In an exclusive interview, Lindsay Hadley, Chief Development Officer of the Global Poverty Project, shares some of her insights on how to find success in failures.
I met Lindsay Hadley in 2011 and was immediately impressed by her drive and humble confidence. She has spent her life in the service of others and the ripple effect has been astounding.
In September 2012, Lindsay served as the Executive Producer of the Global Citizen Festival. With an audience of 60,000 on the Great Lawn of Central Park, New York, and a worldwide media and broadcast reach of over 2 billion people, Lindsay helped raise $1.3 Billion in new funding for the world’s poorest communities surrounding the UNGA meeting.
The Global Citizen Festival featured legendary artists such Neil Young, Foo Fighters, The Black Keys, Band of Horses and K’naan. The campaign garnished support from the likes of Larry King, Hugh Jackman, Leonardo DiCaprio, Coldplay, Selena Gomez, Pearl Jam, Katie Couric, Jack Dorsey (founder of Twitter). The event gained partnership from some of the world’s most progressive charities and national brands. It was live streamed as the largest charity event syndication in history.
As successful as the Global Citizen Festival was, Lindsay’s first fund-raising concert (just a few years prior) was not a financial success.
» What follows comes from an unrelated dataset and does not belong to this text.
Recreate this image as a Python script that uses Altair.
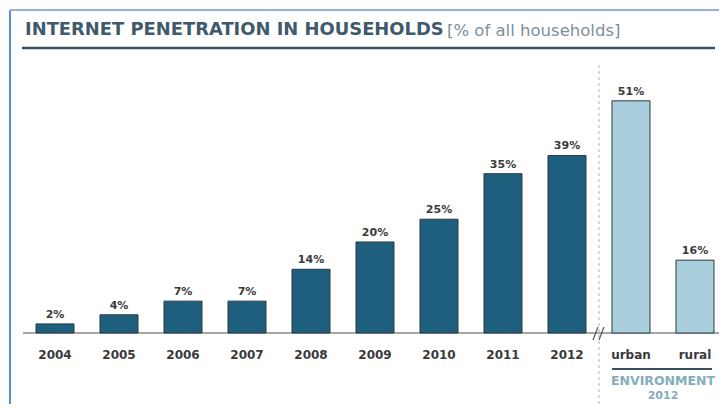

Coming home from the event, Lindsay wondered, “Maybe I shouldn’t be doing this. Maybe I don’t have a right to be doing this…clearly I wasn’t enough.”
But in that moment of self-deprecation and doubt, Lindsay realized that the work she was doing was not about her, it was about the people she was trying to help. She then endeavored to change how she measured the success of her event. “Because when it wasn’t about me, there was more truth in the way I could look at it. And I could see all the great things—like the hundreds of volunteers that got involved, the incredible amounts of media that we garnished, the awareness that was generated that we couldn’t even truly measure” (for example, this video and article are an example of something that she never would have been able to measure or foresee).
Lindsay went on to say this beautiful quote about our “failures:”
“Your failures can be a part of your ultimate process of success if you but allow it to be…you can never fully see the good that you do—the impact that you make in the immediate—and you shouldn’t try to measure things that way. When you’re doing the right things out of love…then it will ultimately be a success in the end. I just believe that so much.”